Start of Supplied records

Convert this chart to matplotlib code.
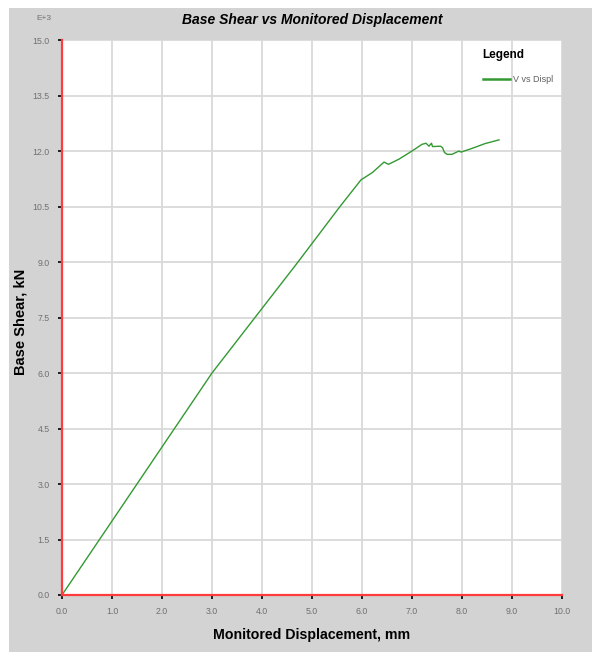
import matplotlib
matplotlib.use("Agg")
import matplotlib.pyplot as plt
from matplotlib.patches import Rectangle
from matplotlib.lines import Line2D

plt.rcParams['font.family'] = ['Liberation Sans', 'DejaVu Sans']

# pushover curve (shear in E+3 kN)
disp = [0.0, 1.0, 3.0, 3.86, 4.72, 5.0, 5.56, 5.98, 6.21, 6.44, 6.53, 6.74,
        7.0, 7.2, 7.28, 7.34, 7.39, 7.41, 7.57, 7.61, 7.65, 7.70, 7.80,
        7.94, 7.98, 8.20, 8.46, 8.74]
shear = [0.0, 2.0, 6.0, 7.5, 9.0, 9.5, 10.5, 11.22, 11.42, 11.70, 11.64, 11.78,
         12.0, 12.18, 12.21, 12.13, 12.21, 12.12, 12.13, 12.09, 11.96, 11.91, 11.91,
         12.0, 11.97, 12.07, 12.20, 12.30]

xticks = [0.0, 1.0, 2.0, 3.0, 4.0, 5.0, 6.0, 7.0, 8.0, 9.0, 10.0]
yticks = [0.0, 1.5, 3.0, 4.5, 6.0, 7.5, 9.0, 10.5, 12.0, 13.5, 15.0]

W, H = 592, 652
fig = plt.figure(figsize=(W / 100, H / 100), dpi=100)
fig.patch.set_facecolor('white')
fig.patches.append(Rectangle((9 / W, 0), 1, 1 - 8 / H, transform=fig.transFigure,
                             facecolor='#d3d3d3', edgecolor='none', zorder=-5))

ax = fig.add_axes([62 / W, (H - 595) / H, 500 / W, 555 / H])
ax.set_facecolor('white')

ax.plot(disp, shear, color='#339933', lw=1.0, zorder=3)

ax.set_xlim(0, 10)
ax.set_ylim(0, 15)
ax.set_xticks(xticks)
ax.set_yticks(yticks)
ax.set_xticklabels(['%.1f' % v for v in xticks])
ax.set_yticklabels(['%.1f' % v for v in yticks])
ax.grid(True, color='#d9d9d9', lw=1.3)
ax.set_axisbelow(True)

for s in ['top', 'right']:
    ax.spines[s].set_visible(False)
for s in ['left', 'bottom']:
    ax.spines[s].set_color('#ff3b3b')
    ax.spines[s].set_linewidth(1.6)
    ax.spines[s].set_zorder(4)

ax.tick_params(direction='out', length=3, width=1.2, color='black',
               labelcolor='#707070', labelsize=6.3, pad=6)

# titles and labels
fig.text(312 / W, 1 - 20 / H, 'Base Shear vs Monitored Displacement',
         ha='center', va='center', fontsize=10, fontweight='bold', style='italic')
fig.text(44 / W, 1 - 19 / H, 'E+3', ha='center', va='center',
         fontsize=6, color='#707070')
fig.text(312 / W, 1 - 635 / H, 'Monitored Displacement, mm',
         ha='center', va='center', fontsize=10.2, fontweight='bold')
fig.text(21 / W, 1 - 322 / H, 'Base Shear, kN', ha='center', va='center',
         rotation=90, fontsize=10.5, fontweight='bold')

# legend without a frame
handle = Line2D([], [], color='#339933', lw=1.8)
leg = ax.legend([handle], ['V vs Displ'], title='Legend', loc='upper left',
                bbox_to_anchor=(0.825, 0.998), frameon=False, fontsize=6.5,
                handlelength=3.0, handletextpad=0.4, labelspacing=1.5,
                alignment='left',
                title_fontproperties={'weight': 'bold', 'size': 8.5})
for t in leg.get_texts():
    t.set_color('#606060')

fig.savefig('out.png', dpi=100)
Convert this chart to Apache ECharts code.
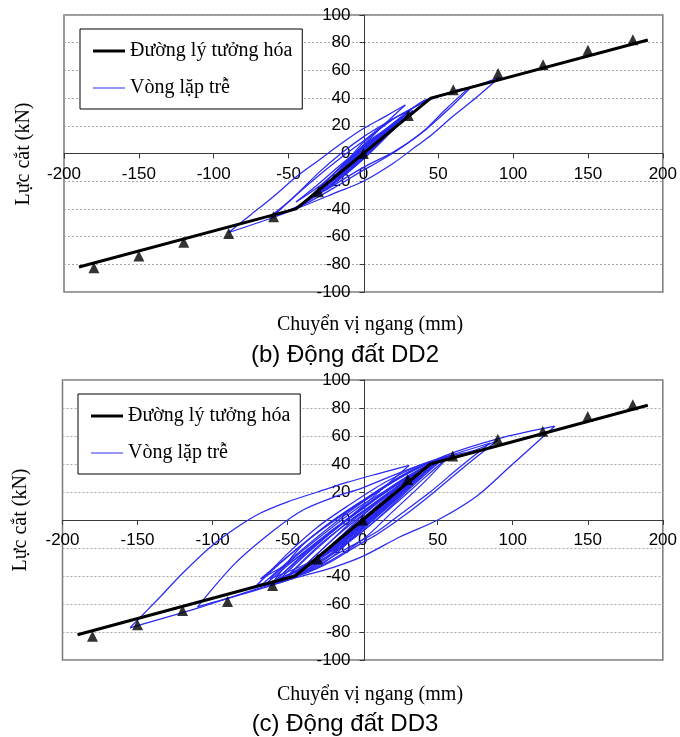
<!DOCTYPE html>
<html>
<head>
<meta charset="utf-8">
<script src="https://cdn.jsdelivr.net/npm/echarts@6/dist/echarts.min.js"></script>
<style>
html, body { margin: 0; padding: 0; background: #fff; }
#chart { width: 680px; height: 737px; }
</style>
</head>
<body>
<div id="chart"></div>
<script>
// đường lý tưởng hóa (giống nhau cho cả hai hình)
const idealLine = [[-190, -82], [-45, -40], [45, 40], [190, 82]];

// điểm thí nghiệm (tam giác)
const testDisp = [-180, -150, -120, -90, -60, -30, 0, 30, 60, 90, 120, 150, 180];
const testDD2 = [-82.5, -74, -64, -57.7, -45.7, -27.6, 0, 27.4, 46, 57.7, 64, 74.5, 82.2];
const testDD3 = [-83, -74.8, -64.6, -58.2, -46.8, -27.8, 0, 29, 45.8, 57.7, 63.4, 74, 82.4];

// vòng lặp trễ DD2 - mỗi nhánh là một đoạn đơn điệu theo x
const loopsDD2 = [
    [[0, 0], [8, 7], [15, 13]],
    [[15, 13], [8, 5], [0, -2], [-12, -12]],
    [[-12, -12], [-4, -4], [5, 5], [18, 16]],
    [[18, 16], [8, 6], [0, -1], [-10, -11], [-20, -19]],
    [[-20, -19], [-10, -8], [0, 3], [12, 12], [22, 20]],
    [[22, 20], [10, 8], [0, -2], [-14, -14], [-28, -26]],
    [[-28, -26], [-15, -13], [0, 2], [15, 15], [26, 25]],
    [[26, 25], [12, 10], [0, -3], [-15, -17], [-34, -32]],
    [[-34, -32], [-18, -16], [0, 4], [15, 16], [30, 28]],
    [[30, 28], [15, 12], [0, -4], [-20, -22], [-40, -36]],
    [[-40, -36], [-20, -15], [0, 6], [18, 20], [32, 32]],
    [[32, 32], [15, 14], [0, -2], [-20, -21], [-42, -38]],
    [[-42, -38], [-25, -20], [-10, -4], [0, 8], [20, 25], [35, 34], [45, 40], [58, 44], [70, 47]],
    [[70, 47], [55, 32], [40, 16], [25, 4], [10, -6], [0, -12], [-20, -25], [-40, -37], [-55, -43], [-63, -46]],
    [[-63, -46], [-48, -33], [-30, -14], [-15, 0], [0, 12], [15, 22], [30, 31]],
    [[30, 31], [15, 16], [0, 0], [-15, -14], [-30, -25]],
    [[-30, -25], [-15, -10], [0, 4], [20, 22], [40, 38], [50, 41], [60, 44], [72, 48]],
    [[72, 48], [56, 31], [38, 14], [20, 1], [0, -10], [-20, -23], [-40, -36], [-52, -42], [-60, -45]],
    [[-60, -45], [-45, -30], [-30, -16], [-15, -3], [0, 9], [15, 22], [25, 28], [40, 37], [50, 41], [60, 45], [75, 49], [91, 55]],
    [[91, 55], [75, 40], [60, 27], [45, 13], [35, 5], [20, -7], [0, -20], [-20, -29], [-45, -40], [-65, -48], [-90, -57]],
    [[-90, -57], [-75, -44], [-60, -31], [-45, -17], [-30, -5], [-15, 7], [0, 18], [15, 27], [28, 35]],
    [[28, 35], [15, 22], [0, 6], [-15, -10], [-30, -24], [-45, -35]],
    [[-45, -35], [-30, -22], [-15, -8], [0, 5], [15, 17], [25, 25]],
    [[25, 25], [10, 10], [0, 0], [-10, -10], [-25, -22]],
    [[-25, -22], [-10, -7], [0, 3], [12, 12]],
    [[12, 12], [0, -1], [-8, -8]],
    [[-8, -8], [0, 1], [10, 11], [22, 21], [33, 31]],
    [[33, 31], [18, 15], [0, -4], [-18, -20], [-36, -33]],
    [[-36, -33], [-20, -17], [0, 5], [14, 16], [27, 27]],
    [[27, 27], [12, 11], [0, -1], [-16, -16], [-30, -28]],
    [[-30, -28], [-16, -13], [0, 3], [16, 17], [24, 23]],
    [[24, 23], [10, 8], [0, -2], [-12, -13], [-22, -21]],
    [[-22, -21], [-8, -6], [0, 2], [10, 10]]
];

// vòng lặp trễ DD3
const loopsDD3 = [
    [[0, 0], [10, 8], [20, 16]],
    [[20, 16], [10, 6], [0, -3], [-18, -17]],
    [[-18, -17], [-5, -4], [10, 10], [30, 26]],
    [[30, 26], [15, 10], [0, -5], [-15, -17], [-32, -29]],
    [[-32, -29], [-15, -12], [0, 3], [20, 21], [42, 37]],
    [[42, 37], [25, 20], [5, 0], [-15, -18], [-45, -39]],
    [[-45, -39], [-25, -19], [-5, 1], [15, 17], [35, 32], [55, 45]],
    [[55, 45], [35, 26], [15, 6], [0, -8], [-25, -28], [-50, -42], [-68, -47]],
    [[-68, -47], [-50, -30], [-30, -12], [-10, 5], [10, 20], [30, 34], [52, 44]],
    [[52, 44], [30, 22], [10, 3], [-10, -15], [-35, -34], [-60, -45]],
    [[-60, -45], [-40, -26], [-20, -8], [0, 9], [25, 28], [48, 42], [60, 46], [75, 50], [90, 57]],
    [[90, 57], [70, 40], [50, 22], [30, 5], [10, -10], [0, -16], [-25, -32], [-50, -43], [-80, -53], [-110, -62]],
    [[-110, -62], [-85, -31], [-60, -8], [-40, 7], [-20, 16], [0, 23], [30, 36], [55, 45], [85, 55]],
    [[85, 55], [65, 38], [45, 20], [25, 4], [10, -8], [-10, -20], [-35, -35], [-60, -45], [-72, -48]],
    [[-72, -48], [-55, -31], [-35, -13], [-15, 3], [5, 17], [30, 33], [55, 46], [90, 58], [128, 67]],
    [[128, 67], [98, 38], [76, 17], [50, 0], [25, -12], [0, -26], [-20, -34], [-40, -40], [-70, -49], [-110, -63], [-155, -77]],
    [[-155, -77], [-135, -55], [-120, -38], [-100, -18], [-82, -4], [-68, 5], [-50, 13], [-30, 20], [-10, 27], [10, 33], [31, 39]],
    [[31, 39], [15, 24], [0, 10], [-20, -8], [-45, -28], [-68, -42]],
    [[-68, -42], [-50, -26], [-30, -9], [-10, 6], [15, 24], [40, 39], [57, 45]],
    [[57, 45], [40, 29], [20, 10], [0, -8], [-25, -27], [-50, -40], [-65, -46]],
    [[-65, -46], [-45, -28], [-25, -11], [0, 8], [25, 27], [50, 42]],
    [[50, 42], [30, 23], [10, 4], [-10, -13], [-35, -30], [-62, -42]],
    [[-62, -42], [-40, -22], [-20, -5], [0, 11], [20, 24], [45, 40]],
    [[45, 40], [25, 20], [5, 1], [-20, -20], [-50, -40]],
    [[-50, -40], [-30, -19], [-10, -2], [10, 14], [35, 33]],
    [[35, 33], [15, 12], [0, -2], [-20, -21], [-40, -34]],
    [[-40, -34], [-20, -14], [0, 4], [22, 22]],
    [[22, 22], [5, 4], [-10, -9]],
    [[-10, -9], [5, 6], [25, 24], [48, 41]],
    [[48, 41], [30, 24], [10, 5], [-10, -12], [-35, -31], [-58, -43]],
    [[-58, -43], [-40, -25], [-20, -7], [0, 9], [20, 23], [42, 38]],
    [[42, 38], [25, 21], [5, 2], [-15, -17], [-40, -34], [-55, -42]],
    [[-55, -42], [-35, -22], [-15, -4], [5, 12], [30, 31], [52, 43]],
    [[52, 43], [32, 25], [12, 6], [-8, -12], [-30, -28], [-48, -38]],
    [[-48, -38], [-28, -18], [-8, 0], [12, 15], [33, 31]],
    [[33, 31], [15, 13], [-5, -6], [-25, -23]],
    [[-25, -23], [-5, -3], [15, 13]],
    [[15, 13], [0, -6], [-25, -30], [-55, -44], [-70, -46]],
    [[-70, -46], [-50, -24], [-30, -5], [-10, 10], [15, 27], [40, 40], [58, 46]],
    [[58, 46], [40, 26], [20, 6], [0, -14], [-30, -34], [-60, -45]],
    [[-60, -45], [-42, -20], [-22, -2], [0, 14], [25, 31], [45, 41]],
    [[45, 41], [25, 18], [5, -2], [-20, -24], [-45, -38]]
];

const NAME_IDEAL = 'Đường lý tưởng hóa';
const NAME_LOOP = 'Vòng lặp trễ';
const Y_TITLE = 'Lực cắt (kN)';
const X_TITLE = 'Chuyển vị ngang (mm)';
const captions = ['(b) Động đất DD2', '(c) Động đất DD3'];

const LOOP_COLOR = '#2a2af4';

// bố cục hai hình
const panels = [
    { loops: loopsDD2, test: testDD2, left: 64, top: 15, width: 601, height: 277, legendTop: 29, legendLeft: 80, yTitle: [24, 154], xTitle: [370, 325], caption: [345, 355] },
    { loops: loopsDD3, test: testDD3, left: 62.5, top: 380, width: 604, height: 280, legendTop: 394, legendLeft: 78, yTitle: [21, 520], xTitle: [370, 695], caption: [345, 724] }
];

const chart = echarts.init(document.getElementById('chart'));

const grids = [], xAxes = [], yAxes = [], legends = [], series = [], graphics = [];

panels.forEach((p, i) => {
    grids.push({
        left: p.left, top: p.top, width: p.width, height: p.height,
        show: true, borderColor: '#7a7a7a', borderWidth: 1.5, backgroundColor: 'transparent'
    });
    // trục nằm giữa khung (vị trí 0), dùng offset âm
    xAxes.push({
        type: 'value', gridIndex: i, min: -200, max: 200, interval: 50,
        position: 'bottom', offset: -p.height / 2,
        axisLine: { onZero: false, lineStyle: { color: '#3a3a3a', width: 1 } },
        axisTick: { show: true, length: 5, lineStyle: { color: '#3a3a3a' } },
        axisLabel: { margin: 12, color: '#000', fontFamily: 'Liberation Sans', fontSize: 17 },
        splitLine: { show: false }
    });
    yAxes.push({
        type: 'value', gridIndex: i, min: -100, max: 100, interval: 20,
        position: 'left', offset: -p.width / 2,
        axisLine: { onZero: false, lineStyle: { color: '#3a3a3a', width: 1 } },
        axisTick: { show: true, length: 5, lineStyle: { color: '#3a3a3a' } },
        axisLabel: { margin: 14, color: '#000', fontFamily: 'Liberation Sans', fontSize: 17 },
        splitLine: { show: true, lineStyle: { color: '#a8a8a8', type: [2, 2], width: 1 } }
    });
    legends.push({
        data: [
            { name: NAME_IDEAL, icon: 'path://M0,0H32V3H0Z', itemStyle: { color: '#000' } },
            { name: NAME_LOOP, icon: 'path://M0,0H32V1H0Z', itemStyle: { color: LOOP_COLOR } }
        ],
        orient: 'vertical', left: p.legendLeft, top: p.legendTop,
        padding: [11, 10, 10, 13], itemGap: 15,
        itemWidth: 32, itemHeight: 14, symbolKeepAspect: true,
        backgroundColor: '#fff', borderColor: '#000', borderWidth: 1,
        textStyle: { fontFamily: 'Liberation Serif', fontSize: 20, color: '#000', lineHeight: 22 },
        selectedMode: false
    });

    p.loops.forEach(branch => {
        series.push({
            type: 'line', name: NAME_LOOP, xAxisIndex: i, yAxisIndex: i,
            data: branch, smooth: 0.3,
            symbol: 'none', itemStyle: { color: LOOP_COLOR },
            lineStyle: { color: LOOP_COLOR, width: 1.25 },
            z: 2, silent: true
        });
    });
    series.push({
        type: 'line', name: NAME_IDEAL, xAxisIndex: i, yAxisIndex: i,
        data: idealLine, symbol: 'none', itemStyle: { color: '#000' },
        lineStyle: { color: '#000', width: 3 }, z: 3, silent: true
    });
    series.push({
        type: 'scatter', name: 'Thí nghiệm', xAxisIndex: i, yAxisIndex: i,
        data: testDisp.map((x, k) => [x, p.test[k]]),
        symbol: 'triangle', symbolSize: [11, 11],
        itemStyle: { color: '#000' }, z: 4, silent: true
    });

    graphics.push({
        type: 'text', x: p.yTitle[0], y: p.yTitle[1], rotation: Math.PI / 2,
        style: { text: Y_TITLE, font: '20px "Liberation Serif"', fill: '#000', align: 'center', verticalAlign: 'middle' }
    });
    graphics.push({
        type: 'text', x: p.xTitle[0], y: p.xTitle[1],
        style: { text: X_TITLE, font: '20px "Liberation Serif"', fill: '#000', align: 'center', verticalAlign: 'middle' }
    });
    graphics.push({
        type: 'text', x: p.caption[0], y: p.caption[1],
        style: { text: captions[i], font: '24px "Liberation Sans"', fill: '#000', align: 'center', verticalAlign: 'middle' }
    });
});

chart.setOption({
    animation: false,
    grid: grids,
    xAxis: xAxes,
    yAxis: yAxes,
    legend: legends,
    series: series,
    graphic: graphics
});
</script>
</body>
</html>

End of Supplied records

▶ _Written exercise_
In the records above, find the line containing "plt.rcParams['font.family'] = ['Liberation" and output every line from the first through that one, exactly, omitting pictures.

▶ _Output below_
Convert this chart to matplotlib code.
import matplotlib
matplotlib.use("Agg")
import matplotlib.pyplot as plt
from matplotlib.patches import Rectangle
from matplotlib.lines import Line2D

plt.rcParams['font.family'] = ['Liberation Sans', 'DejaVu Sans']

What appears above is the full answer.